_Task details_: What lines of the data hold the string "draw"? Pull each one out.

_Provided records_:
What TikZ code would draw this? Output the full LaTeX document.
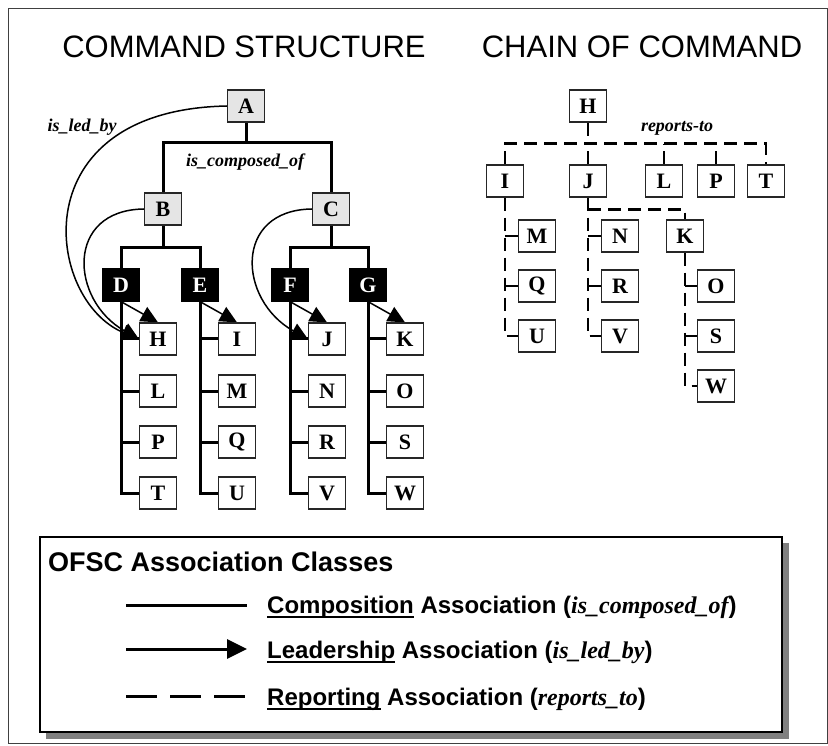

---

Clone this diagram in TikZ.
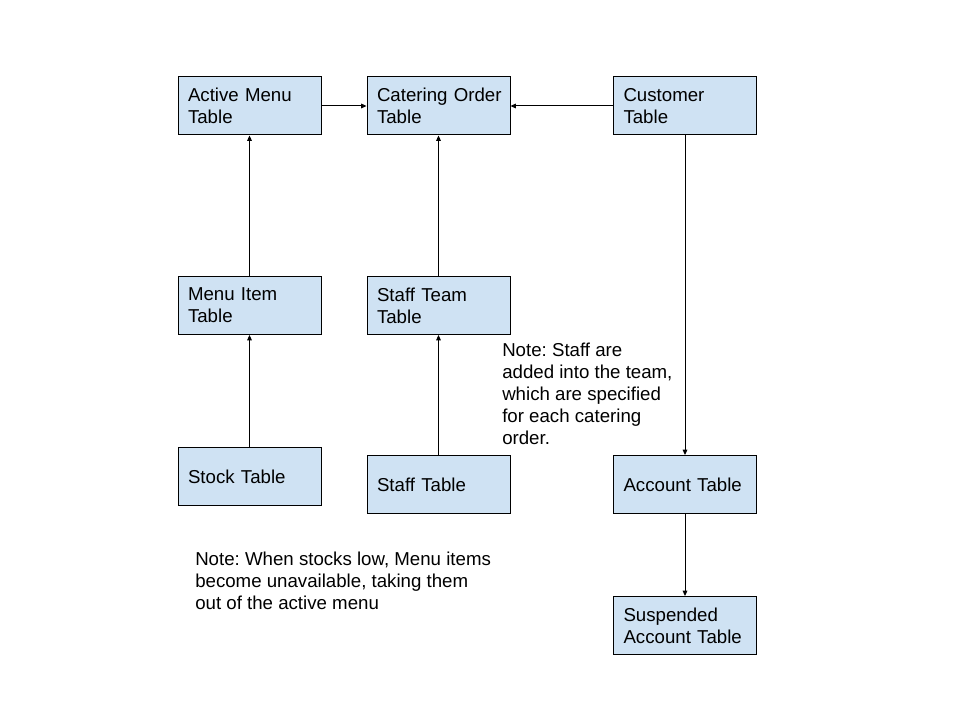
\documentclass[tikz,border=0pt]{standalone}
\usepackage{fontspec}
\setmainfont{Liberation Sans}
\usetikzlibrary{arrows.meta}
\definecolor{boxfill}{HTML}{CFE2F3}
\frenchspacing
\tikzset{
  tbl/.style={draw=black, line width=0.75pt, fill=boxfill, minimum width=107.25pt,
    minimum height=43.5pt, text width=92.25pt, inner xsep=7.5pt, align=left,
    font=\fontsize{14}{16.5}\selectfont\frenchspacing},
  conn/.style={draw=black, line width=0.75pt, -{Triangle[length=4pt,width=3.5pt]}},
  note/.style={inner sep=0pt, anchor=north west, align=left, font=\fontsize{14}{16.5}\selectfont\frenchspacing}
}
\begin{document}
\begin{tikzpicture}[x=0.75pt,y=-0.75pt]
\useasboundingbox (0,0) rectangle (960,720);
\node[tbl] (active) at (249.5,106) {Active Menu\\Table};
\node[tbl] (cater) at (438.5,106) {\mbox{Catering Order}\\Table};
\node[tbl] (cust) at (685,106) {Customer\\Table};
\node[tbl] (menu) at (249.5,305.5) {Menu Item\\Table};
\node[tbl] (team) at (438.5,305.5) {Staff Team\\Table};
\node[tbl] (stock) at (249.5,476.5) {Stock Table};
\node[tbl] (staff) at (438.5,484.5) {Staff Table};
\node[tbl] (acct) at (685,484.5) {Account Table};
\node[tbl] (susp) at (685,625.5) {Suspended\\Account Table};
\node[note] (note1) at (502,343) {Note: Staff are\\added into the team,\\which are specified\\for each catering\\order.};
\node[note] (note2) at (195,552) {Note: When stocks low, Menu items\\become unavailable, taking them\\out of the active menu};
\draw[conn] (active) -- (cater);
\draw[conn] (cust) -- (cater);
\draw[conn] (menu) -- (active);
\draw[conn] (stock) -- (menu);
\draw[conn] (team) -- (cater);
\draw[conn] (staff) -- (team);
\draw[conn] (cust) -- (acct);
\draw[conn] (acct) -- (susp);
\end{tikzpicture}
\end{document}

_The output_:
What TikZ code would draw this? Output the full LaTeX document.
  tbl/.style={draw=black, line width=0.75pt, fill=boxfill, minimum width=107.25pt,
  conn/.style={draw=black, line width=0.75pt, -{Triangle[length=4pt,width=3.5pt]}},
\draw[conn] (active) -- (cater);
\draw[conn] (cust) -- (cater);
\draw[conn] (menu) -- (active);
\draw[conn] (stock) -- (menu);
\draw[conn] (team) -- (cater);
\draw[conn] (staff) -- (team);
\draw[conn] (cust) -- (acct);
\draw[conn] (acct) -- (susp);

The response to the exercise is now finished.